The offer does not mean that Seoul’s conservative government, which has linked aid to Pyongyang’s progress in abandoning its nuclear programs, is resuming full-scale assistance to the communist nation, officials said.

Unification Ministry spokesman Chun Hae Sung stressed that the offer is purely humanitarian and that Seoul is not considering further assistance.

South Korea’s Red Cross informed North Korean counterparts that it will provide the corn, 20 tons of powdered milk, and medical supplies, Chun said. The government will finance the food aid while the rest will be funded by the Red Cross, he said.

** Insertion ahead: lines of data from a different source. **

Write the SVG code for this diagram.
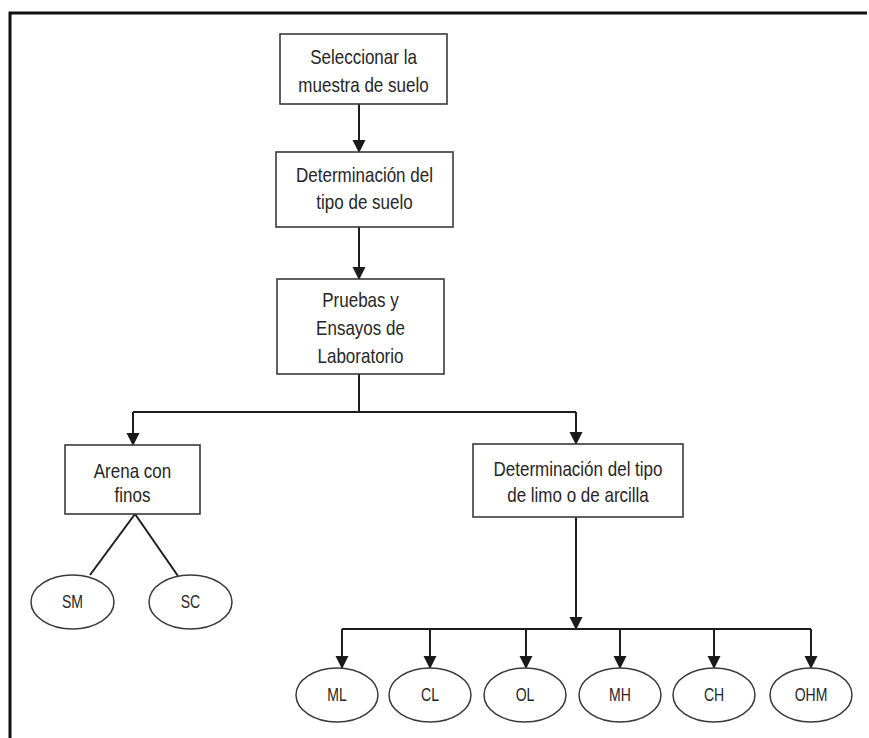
<svg xmlns="http://www.w3.org/2000/svg" width="869" height="738" viewBox="0 0 869 738">
<defs>
<marker id="ah" markerUnits="userSpaceOnUse" markerWidth="13" markerHeight="14" refX="12" refY="6.5" orient="auto">
<path d="M0,0 L13,6.5 L0,13 Z" fill="#1a1a1a"/>
</marker>
<style>
.box{fill:#fff;stroke:#3a3a3a;stroke-width:1.6}
.ell{fill:#fff;stroke:#3a3a3a;stroke-width:1.5}
.t{font-family:"Liberation Sans",Arial,sans-serif;font-size:20px;fill:#262626;text-anchor:middle}
.e{font-family:"Liberation Sans",Arial,sans-serif;font-size:18px;fill:#262626;text-anchor:middle}
.c{stroke:#1e1e1e;stroke-width:2;fill:none}
.a{stroke:#1e1e1e;stroke-width:2;fill:none;marker-end:url(#ah)}
.f{stroke:#111;stroke-width:3;fill:none}
</style>
</defs>
<rect width="869" height="738" fill="#fff"/>
<g id="frame">
<path class="f" d="M10,738 L10,13 L867,13"/>
</g>
<g id="connectors">
<line class="a" x1="359" y1="104" x2="359" y2="152"/>
<line class="a" x1="359" y1="227" x2="359" y2="279"/>
<line class="c" x1="359" y1="374" x2="359" y2="412"/>
<line class="c" x1="133" y1="412" x2="576" y2="412"/>
<line class="a" x1="133" y1="412" x2="133" y2="445"/>
<line class="a" x1="576" y1="412" x2="576" y2="444"/>
<line class="c" x1="135" y1="514" x2="90" y2="575"/>
<line class="c" x1="135" y1="514" x2="178" y2="576"/>
<line class="a" x1="576" y1="517" x2="576" y2="629"/>
<line class="c" x1="342" y1="629" x2="811" y2="629"/>
<line class="a" x1="342" y1="629" x2="342" y2="668"/>
<line class="a" x1="430" y1="629" x2="430" y2="668"/>
<line class="a" x1="526" y1="629" x2="526" y2="668"/>
<line class="a" x1="620" y1="629" x2="620" y2="668"/>
<line class="a" x1="714" y1="629" x2="714" y2="668"/>
<line class="a" x1="811" y1="629" x2="811" y2="668"/>
</g>
<g id="n1">
<rect class="box" x="280" y="34" width="167" height="70"/>
<text class="t" transform="matrix(0.85 0 0 1 363.5 0)" y="64">Seleccionar la</text>
<text class="t" transform="matrix(0.85 0 0 1 363.5 0)" y="92">muestra de suelo</text>
</g>
<g id="n2">
<rect class="box" x="276" y="152" width="177" height="75"/>
<text class="t" transform="matrix(0.85 0 0 1 364.5 0)" y="182">Determinación del</text>
<text class="t" transform="matrix(0.85 0 0 1 364.5 0)" y="209">tipo de suelo</text>
</g>
<g id="n3">
<rect class="box" x="277" y="279" width="167" height="95"/>
<text class="t" transform="matrix(0.85 0 0 1 360.5 0)" y="307">Pruebas y</text>
<text class="t" transform="matrix(0.85 0 0 1 360.5 0)" y="335">Ensayos de</text>
<text class="t" transform="matrix(0.85 0 0 1 360.5 0)" y="363">Laboratorio</text>
</g>
<g id="n4">
<rect class="box" x="65" y="445" width="135" height="69"/>
<text class="t" transform="matrix(0.85 0 0 1 132.5 0)" y="478">Arena con</text>
<text class="t" transform="matrix(0.85 0 0 1 132.5 0)" y="502">finos</text>
</g>
<g id="n5">
<rect class="box" x="473" y="444" width="210" height="73"/>
<text class="t" transform="matrix(0.85 0 0 1 578 0)" y="476">Determinación del tipo</text>
<text class="t" transform="matrix(0.85 0 0 1 578 0)" y="502">de limo o de arcilla</text>
</g>
<g id="sm">
<ellipse class="ell" cx="72.5" cy="602" rx="41.5" ry="27"/>
<text class="e" transform="matrix(0.78 0 0 1 72.5 0)" y="608.5">SM</text>
</g>
<g id="sc">
<ellipse class="ell" cx="190.5" cy="602" rx="41.5" ry="27"/>
<text class="e" transform="matrix(0.78 0 0 1 190.5 0)" y="608.5">SC</text>
</g>
<g id="ml">
<ellipse class="ell" cx="337" cy="695" rx="41" ry="27"/>
<text class="e" transform="matrix(0.78 0 0 1 337 0)" y="701.5">ML</text>
</g>
<g id="cl">
<ellipse class="ell" cx="430" cy="695" rx="41" ry="27"/>
<text class="e" transform="matrix(0.78 0 0 1 430 0)" y="701.5">CL</text>
</g>
<g id="ol">
<ellipse class="ell" cx="525" cy="695" rx="41" ry="27"/>
<text class="e" transform="matrix(0.78 0 0 1 525 0)" y="701.5">OL</text>
</g>
<g id="mh">
<ellipse class="ell" cx="620" cy="695" rx="41" ry="27"/>
<text class="e" transform="matrix(0.78 0 0 1 620 0)" y="701.5">MH</text>
</g>
<g id="ch">
<ellipse class="ell" cx="714" cy="695" rx="41" ry="27"/>
<text class="e" transform="matrix(0.78 0 0 1 714 0)" y="701.5">CH</text>
</g>
<g id="ohm">
<ellipse class="ell" cx="811" cy="695" rx="41" ry="27"/>
<text class="e" transform="matrix(0.78 0 0 1 811 0)" y="701.5">OHM</text>
</g>
</svg>
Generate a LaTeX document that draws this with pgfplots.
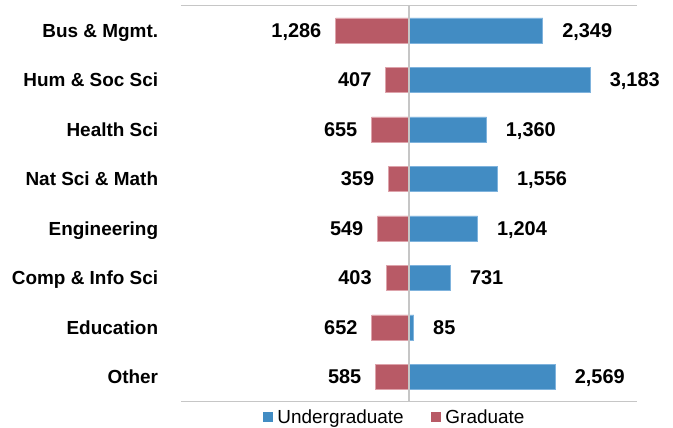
\documentclass[border=0pt]{standalone}
\usepackage{pgfplots}
\pgfplotsset{compat=1.18}
\usepackage{pgfplotstable}
\usepackage{fontspec}
\setmainfont{Liberation Sans}
\definecolor{ugblue}{HTML}{428CC3}
\definecolor{ugedge}{HTML}{7FB3DD}
\definecolor{grred}{HTML}{B85A66}
\definecolor{gredge}{HTML}{DDA3AB}
\definecolor{axgrey}{HTML}{C6C6C6}

\pgfplotstableread{
pos ug grad
7 2349 1286
6 3183 407
5 1360 655
4 1556 359
3 1204 549
2 731 403
1 85 652
0 2569 585
}\datatable

\begin{document}
\begin{tikzpicture}
\useasboundingbox (-181bp,-26.3bp) rectangle (492bp,401.7bp);
\begin{axis}[
  at={(0,0)}, anchor=south west,
  width=456bp, height=396bp, scale only axis,
  xmin=-4000, xmax=4000,
  ymin=-0.5, ymax=7.5,
  axis line style={draw=none},
  xtick=\empty,
  ytick={0,1,2,3,4,5,6,7},
  yticklabels={Other,Education,Comp \& Info Sci,Engineering,Nat Sci \& Math,Health Sci,Hum \& Soc Sci,Bus \& Mgmt.},
  major tick length=0pt,
  yticklabel style={font=\fontsize{19}{22}\selectfont\bfseries, anchor=base east, inner sep=0pt, xshift=-22.7bp, yshift=-6.8bp},
  clip=false,
  /pgf/number format/assume math mode=true,
  xbar, bar width=25bp, bar shift=0pt,
  legend columns=2,
  legend style={draw=none, at={(0.467,-0.0386)}, anchor=center,
    font=\fontsize{19}{22}\selectfont, inner sep=0pt, outer sep=0pt,
    nodes={inner sep=0pt},
    /tikz/every odd column/.append style={column sep=4bp},
    /tikz/every even column/.append style={column sep=27.7bp}},
  legend image code/.code={\fill[#1, draw=none] (0bp,-5bp) rectangle (10bp,5bp);},
  nodes near coords={\pgfmathprintnumber[1000 sep={,}]{\pgfplotspointmeta}},
]
\addplot[fill=ugblue, draw=ugedge, line width=0.8bp, point meta=explicit,
  nodes near coords style={font=\fontsize{20}{24}\selectfont\bfseries, anchor=base west, inner sep=0pt, xshift=19bp, yshift=-7bp, text=black}]
  table[x=ug, y=pos, meta=ug] {\datatable};
\addlegendentry{Undergraduate}
\addplot[fill=grred, draw=gredge, line width=0.8bp, point meta=explicit,
  nodes near coords style={font=\fontsize{20}{24}\selectfont\bfseries, anchor=base east, inner sep=0pt, xshift=-14bp, yshift=-7bp, text=black}]
  table[x expr=-\thisrow{grad}, y=pos, meta=grad] {\datatable};
\addlegendentry{Graduate}
\draw[axgrey, line width=1.5bp] (rel axis cs:0,1) -- (rel axis cs:1,1);
\draw[axgrey, line width=1.5bp] (rel axis cs:0,0) -- (rel axis cs:1,0);
\draw[axgrey, line width=2bp] (axis cs:0,-0.5) -- (axis cs:0,7.5);
\end{axis}
\end{tikzpicture}
\end{document}
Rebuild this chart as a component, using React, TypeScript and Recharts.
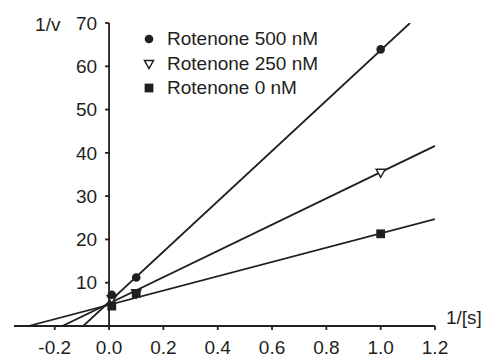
import React from 'react';
import { ComposedChart, Line, Scatter, XAxis, YAxis, ReferenceLine, Legend } from 'recharts';

const xTicks = [-0.2, 0, 0.2, 0.4, 0.6, 0.8, 1.0, 1.2];
const yTicks = [10, 20, 30, 40, 50, 60, 70];

const pts500 = [
  { x: 0.01, y: 7.2 },
  { x: 0.1, y: 11.2 },
  { x: 1.0, y: 63.9 },
];
const pts250 = [
  { x: 0.01, y: 6.2 },
  { x: 0.1, y: 7.5 },
  { x: 1.0, y: 35.4 },
];
const pts0 = [
  { x: 0.01, y: 4.6 },
  { x: 0.1, y: 7.5 },
  { x: 1.0, y: 21.3 },
];

const fit500 = [
  { x: -0.095, y: 0 },
  { x: 1.108, y: 70 },
];
const fit250 = [
  { x: -0.172, y: 0 },
  { x: 1.2, y: 41.6 },
];
const fit0 = [
  { x: -0.297, y: 0 },
  { x: 1.2, y: 24.7 },
];

const seriesNames = ['Rotenone 500 nM', 'Rotenone 250 nM', 'Rotenone 0 nM'];
const seriesSymbols = ['circle', 'triangle', 'square'];

const ink = '#231f20';
const font = '"Liberation Sans", Arial, sans-serif';
const fs = 19;
const yTickLen = 0.0147;
const lw = 1.8;

const CircleMark = (p: any) => <circle cx={p.cx} cy={p.cy} r={4.3} fill={ink} />;
const TriMark = (p: any) => (
  <path
    d={`M${p.cx - 4.5},${p.cy - 3.5}L${p.cx + 4.5},${p.cy - 3.5}L${p.cx},${p.cy + 4.5}Z`}
    fill="#fff"
    stroke={ink}
    strokeWidth={1.5}
  />
);
const SquareMark = (p: any) => (
  <rect x={p.cx - 4.4} y={p.cy - 4.4} width={8.8} height={8.8} fill={ink} />
);

const LegendSymbol = ({ kind }: { kind: string }) => (
  <svg width={12} height={12} style={{ display: 'block' }}>
    {kind === 'circle' && <circle cx={6} cy={6} r={4.3} fill={ink} />}
    {kind === 'triangle' && (
      <path d="M1.5,2.5L10.5,2.5L6,10.5Z" fill="#fff" stroke={ink} strokeWidth={1.5} />
    )}
    {kind === 'square' && <rect x={1.6} y={1.6} width={8.8} height={8.8} fill={ink} />}
  </svg>
);

const LegendContent = () => (
  <div style={{ fontFamily: font, fontSize: fs, color: ink }}>
    {seriesNames.map((n, i) => (
      <div
        key={n}
        style={{ display: 'flex', alignItems: 'center', height: 24.5, lineHeight: '24.5px', whiteSpace: 'nowrap' }}
      >
        <LegendSymbol kind={seriesSymbols[i]} />
        <span style={{ marginLeft: 12 }}>{n}</span>
      </div>
    ))}
  </div>
);

export default function App() {
  return (
    <div style={{ position: 'absolute', left: 0, top: 0, background: '#fff' }}>
      <ComposedChart
        width={496}
        height={359}
        margin={{ top: 23, right: 61, bottom: 0, left: 14 }}
        style={{ fontFamily: font }}
      >
        <XAxis
          type="number"
          dataKey="x"
          domain={[-0.35, 1.2]}
          allowDataOverflow
          ticks={xTicks}
          interval={0}
          tickFormatter={(v: number) => v.toFixed(1)}
          height={33}
          tickSize={4}
          tickMargin={11}
          tick={{ fontSize: fs, fill: ink, fontFamily: font }}
          tickLine={{ stroke: ink, strokeWidth: lw }}
          axisLine={{ stroke: ink, strokeWidth: lw }}
          label={{
            content: (props: any) => {
              const vb = props.viewBox || {};
              return (
                <text x={vb.x + vb.width + 11} y={vb.y - 2} fontSize={fs} fill={ink} fontFamily={font}>
                  1/[s]
                </text>
              );
            },
          }}
        />
        <YAxis type="number" dataKey="y" domain={[0, 70]} allowDataOverflow hide width={0} />

        <ReferenceLine
          segment={[
            { x: 0, y: 0 },
            { x: 0, y: 70 },
          ]}
          stroke={ink}
          strokeWidth={lw}
          ifOverflow="visible"
          label={{
            content: (props: any) => {
              const vb = props.viewBox || {};
              return (
                <text x={vb.x - 74} y={vb.y + 8} fontSize={fs} fill={ink} fontFamily={font}>
                  1/v
                </text>
              );
            },
          }}
        />
        {yTicks.map((v) => (
          <ReferenceLine
            key={v}
            segment={[
              { x: -yTickLen, y: v },
              { x: 0, y: v },
            ]}
            stroke={ink}
            strokeWidth={lw}
            ifOverflow="visible"
            label={{ value: String(v), position: 'left', offset: 8, fontSize: fs, fill: ink, fontFamily: font }}
          />
        ))}

        <Line data={fit500} dataKey="y" stroke={ink} strokeWidth={lw} dot={false} isAnimationActive={false} legendType="none" />
        <Line data={fit250} dataKey="y" stroke={ink} strokeWidth={lw} dot={false} isAnimationActive={false} legendType="none" />
        <Line data={fit0} dataKey="y" stroke={ink} strokeWidth={lw} dot={false} isAnimationActive={false} legendType="none" />

        <Scatter name={seriesNames[1]} data={pts250} shape={TriMark} isAnimationActive={false} />
        <Scatter name={seriesNames[0]} data={pts500} shape={CircleMark} isAnimationActive={false} />
        <Scatter name={seriesNames[2]} data={pts0} shape={SquareMark} isAnimationActive={false} />

        <Legend
          layout="vertical"
          align="center"
          verticalAlign="middle"
          wrapperStyle={{ left: 143, top: 27, width: 'auto', right: 'auto', bottom: 'auto' }}
          content={LegendContent}
        />
      </ComposedChart>
    </div>
  );
}
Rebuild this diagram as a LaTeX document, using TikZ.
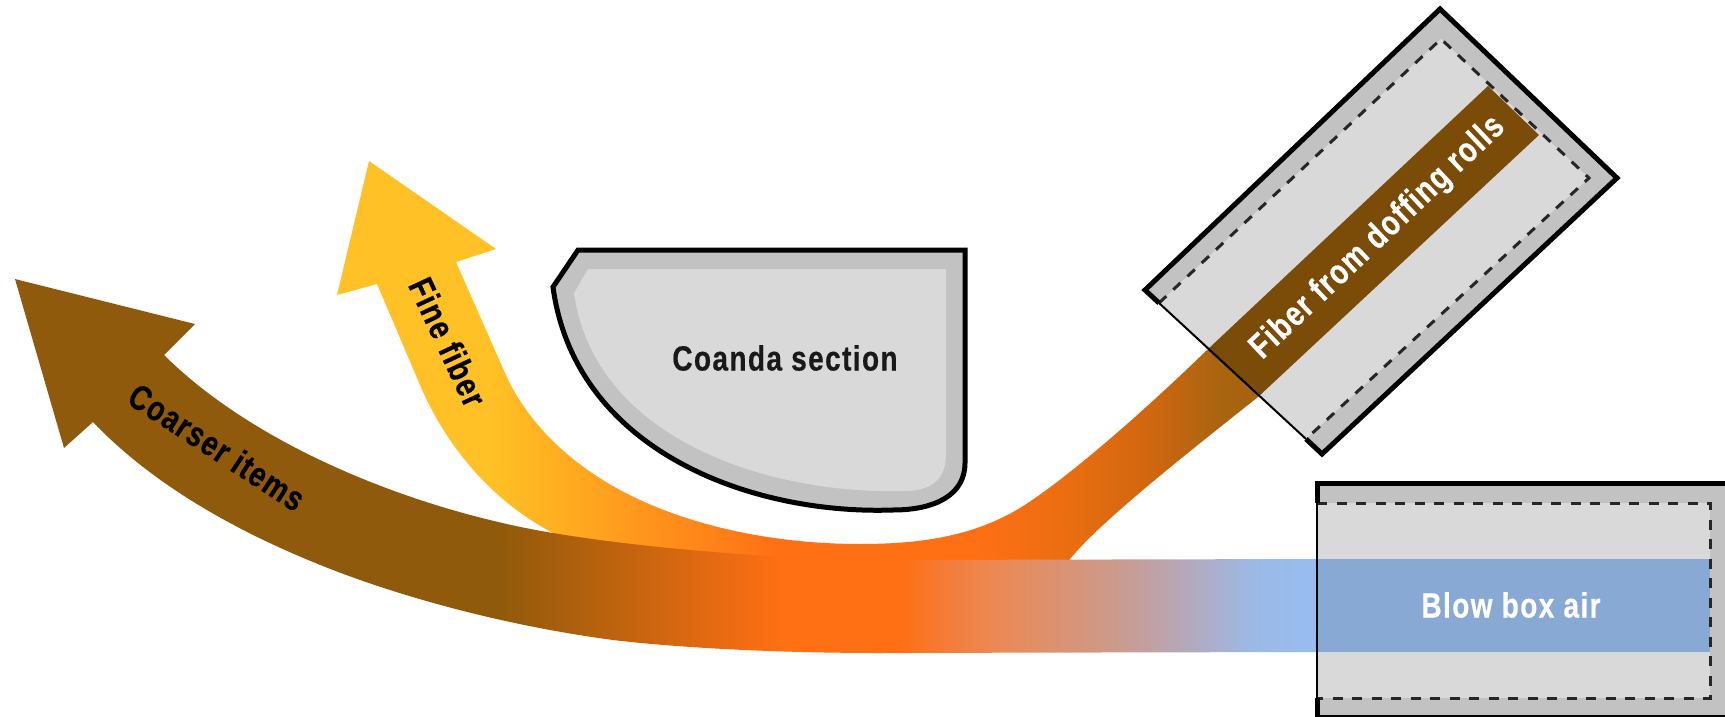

For a decade, South Korea was one of the biggest donors to the North, shipping hundreds of thousands of tons of food across the militarized border every year. But the aid stopped after President Lee Myung Bak took office last year with a pledge to get tough on the North.

That change in policy strained relations, and tensions deepened following North Korea’s nuclear and missile tests earlier this year.

North Korea, which has faced chronic food shortages since flooding and mismanagement destroyed its economy in the mid-1990s, typically falls at least 1 million tons short of food every year and relies on outside assistance to feed its 24 million people.

Earlier this month, North Korea demanded unspecified humanitarian aid from South Korea for cooperation in reuniting families separated since the Korean War of the 1950s.

Relations between the Koreas have improved with the North reaching out to Seoul and Washington. Observers say the North is feeling the pain of United Nations sanctions put in place after the nuclear and missile tests.